Following his daring getaway, Chen wound up, with the help of a network of friends, at the US embassy in Beijing, which sheltered him for six days while American and Chinese officials negotiated his fate. 

He has posted three demands to the Chinese government on YouTube: That the local officials who allegedly assaulted him are prosecuted, that his family's safety is guaranteed and that corruption is seriously addressed as a national problem. 

On May 2, American officials announced that a deal had been struck to allow Chen to receive hospital care in Beijing for a broken foot and other minor injuries sustained during his escape and then to remain in China as a free man. 

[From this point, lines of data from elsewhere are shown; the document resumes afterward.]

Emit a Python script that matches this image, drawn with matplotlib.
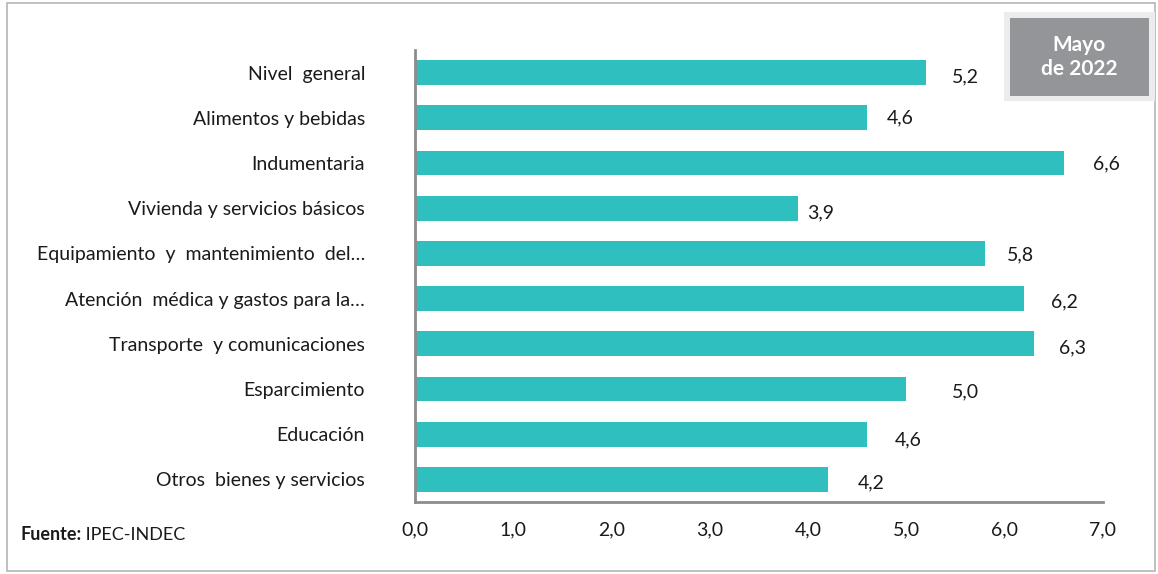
import matplotlib.pyplot as plt
from matplotlib.patches import Rectangle

# ========== datos =============
categorias = ['Nivel  general', 'Alimentos y bebidas', 'Indumentaria',
              'Vivienda y servicios básicos', 'Equipamiento  y  mantenimiento  del…',
              'Atención  médica y gastos para la…', 'Transporte  y comunicaciones',
              'Esparcimiento', 'Educación', 'Otros  bienes y servicios']
valores = [5.2, 4.6, 6.6, 3.9, 5.8, 6.2, 6.3, 5.0, 4.6, 4.2]
ticks = [0, 1, 2, 3, 4, 5, 6, 7]

# offsets of the value labels (data units), manual placement like in Excel
label_dx = [0.26, 0.20, 0.30, 0.09, 0.22, 0.27, 0.25, 0.46, 0.28, 0.31]
label_dy = [0.09, 0.0, 0.02, 0.11, 0.04, 0.07, 0.09, 0.07, 0.13, 0.07]

color_barra = '#2fbfbf'
plt.rcParams['font.family'] = ['Lato', 'DejaVu Sans']

fig = plt.figure(figsize=(11.58, 5.74), dpi=100)
ax = fig.add_axes([0.3584, 0.1254, 0.5941, 0.7875])

y = list(range(len(categorias)))
ax.barh(y, valores, height=0.55, color=color_barra)
for i, v in enumerate(valores):
    ax.text(v + label_dx[i], i + label_dy[i], f'{v:.1f}'.replace('.', ','),
            va='center', ha='left', fontsize=14, color='#1a1a1a')

ax.set_xlim(0, 7)
ax.set_ylim(9.5, -0.5)
ax.set_yticks(y)
ax.set_yticklabels(categorias, fontsize=14, color='#1a1a1a')
ax.set_xticks(ticks)
ax.set_xticklabels([f'{t:.1f}'.replace('.', ',') for t in ticks], fontsize=14, color='#1a1a1a')
ax.tick_params(axis='both', length=0)
ax.tick_params(axis='y', pad=36)
ax.tick_params(axis='x', pad=14)
for s in ['top', 'right']:
    ax.spines[s].set_visible(False)
for s in ['left', 'bottom']:
    ax.spines[s].set_color('#8c8c8c')
    ax.spines[s].set_linewidth(2)

# marco exterior
fig.patches.append(Rectangle((7 / 1158, 3 / 574), 1148 / 1158, 568 / 574,
                             transform=fig.transFigure, fill=False,
                             edgecolor='#b5b5b5', linewidth=1.2))
# recuadro "Mayo de 2022"
fig.patches.append(Rectangle((1004 / 1158, 1 - 101 / 574), 151 / 1158, 89 / 574,
                             transform=fig.transFigure, facecolor='#ececec',
                             edgecolor='none'))
fig.patches.append(Rectangle((1010 / 1158, 1 - 96 / 574), 139 / 1158, 78 / 574,
                             transform=fig.transFigure, facecolor='#939598',
                             edgecolor='none'))
fig.text(1079 / 1158, 1 - 57 / 574, 'Mayo\nde 2022', ha='center', va='center',
         color='white', fontsize=15, fontweight='bold', linespacing=1.2)

# fuente
t = fig.text(20 / 1158, 1 - 535 / 574, 'Fuente:', ha='left', va='center',
             fontsize=13, fontweight='bold', color='#1a1a1a')
ax.annotate(' IPEC-INDEC', xy=(1, 0.5), xycoords=t, ha='left', va='center',
            fontsize=13, color='#1a1a1a')

fig.savefig('out.png', dpi=100)
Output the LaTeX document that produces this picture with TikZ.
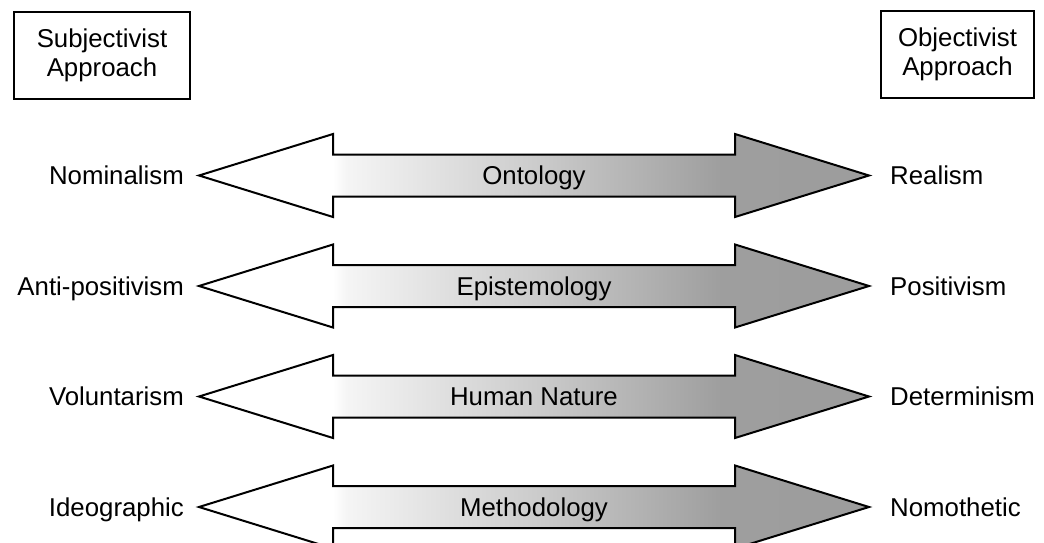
\documentclass[tikz,border=0pt]{standalone}
\usepackage{fontspec}
\setmainfont{Liberation Sans}
% white on the subjectivist side, grey on the objectivist side
\pgfdeclarehorizontalshading{axisgrey}{100bp}{%
  color(0bp)=(white); color(35bp)=(white); color(36bp)=(black!4);
  color(50bp)=(black!20); color(64bp)=(black!38); color(100bp)=(black!40)}
\begin{document}
\begin{tikzpicture}[x=1pt,y=-1pt,
    every node/.style={font=\fontsize{25.8}{29}\selectfont, inner sep=0pt},
    approach/.style={draw, line width=1.4pt, align=center, minimum width=176pt, minimum height=87pt},
    axis/.style={draw, line width=2pt, line join=miter, shading=axisgrey},
    % capitals centred on the arrow axis
    rowtext/.style={text height=18.5pt, text depth=0pt},
    pole/.style={rowtext},
    dimension/.style={rowtext}]
  \clip (0,0) rectangle (1044,543);

  % the two approaches
  \node[approach] (subj) at (102,55.5) {Subjectivist\\Approach};
  \node[approach, minimum width=153pt] (obj) at (957.5,54.5) {Objectivist\\Approach};

  % one double arrow per dimension
  \foreach \y/\lt/\ct/\rt [count=\i] in {
      175.5/Nominalism/Ontology/Realism,
      286/Anti-positivism/Epistemology/Positivism,
      396.5/Voluntarism/Human Nature/Determinism,
      507/Ideographic/Methodology/Nomothetic} {
    \path[axis] (199,\y) -- (333,\y-41.5) -- (333,\y-21) -- (735,\y-21)
      -- (735,\y-41.5) -- (869,\y) -- (735,\y+41.5) -- (735,\y+21)
      -- (333,\y+21) -- (333,\y+41.5) -- cycle;
    \node[dimension] (c\i) at (534,\y) {\ct};
    \node[pole, anchor=east] (l\i) at (184,\y) {\lt};
    \node[pole, anchor=west] (r\i) at (890,\y) {\rt};
  }
\end{tikzpicture}
\end{document}
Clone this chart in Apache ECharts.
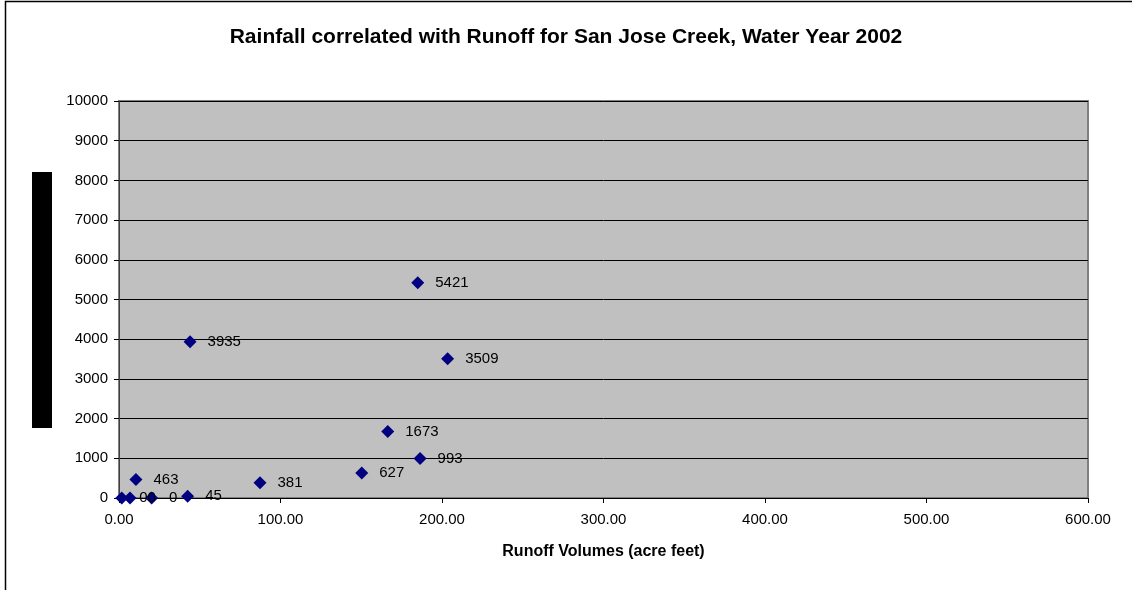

After being escorted to a Beijing hospital by US ambassador Gary Locke himself, however, Chen - who, according to Locke, had earlier enthusiastically agreed to the deal - changed his mind and asked that he and his family be flown to the US. 

Chen attributed his change of heart to threats he said had been made against his family by local officials in Shandong. Chen claims that officials there warned they would beat his wife, Yuan Weijing, if he did not leave the US embassy and that his elder brother, Chen Guangfu, who helped him escape, has already been tortured. 

In another frightening development, Chen Guangfu's 33-year-old son, Chen Kegui, has been charged with "intentional homicide" for an alleged knife attack on officials who entered his home following his uncle's escape. 

Understandably, Chen got cold feet, and diplomats were forced to go back to the drawing board to salvage some sort of face-saving exit for all parties. 

After more than two weeks of behind-the-scenes talks, Chen, his wife and two children flew out of Beijing for New York and a new life on Saturday. 

New York University offered Chen a research fellowship in law, the US government gave him a visa and Beijing - finally - provided the necessary passports for him and his family. 

It is telling, however, that those passports were not issued until after the family arrived at Beijing Capital International Airport, having received notice of their imminent departure only hours before. 

Until the very end, Chinese leaders did their level best to minimize domestic publicity and political fallout from the Chen fiasco and, arguably, they did an excellent job. 

The certainly didn't want Chen hanging around Beijing taking phone calls from foreign reporters as the 23rd anniversary of the June 4, 1989 crackdown on pro-democracy demonstrators in Tiananmen Square approaches. 

Nor did they want him there in the run-up to the next party congress, scheduled for this autumn, when a new generation of leaders will be chosen. 

It's better to let Chen go to New York and become a darling of the Western media - until, that is, his newfound friends get bored and move on to another topic. 

Then he will be just another homesick dissident in the Chinese diaspora. 

Meanwhile, back in China, the beat goes on. 

Kent Ewing is a Hong Kong-based teacher and writer.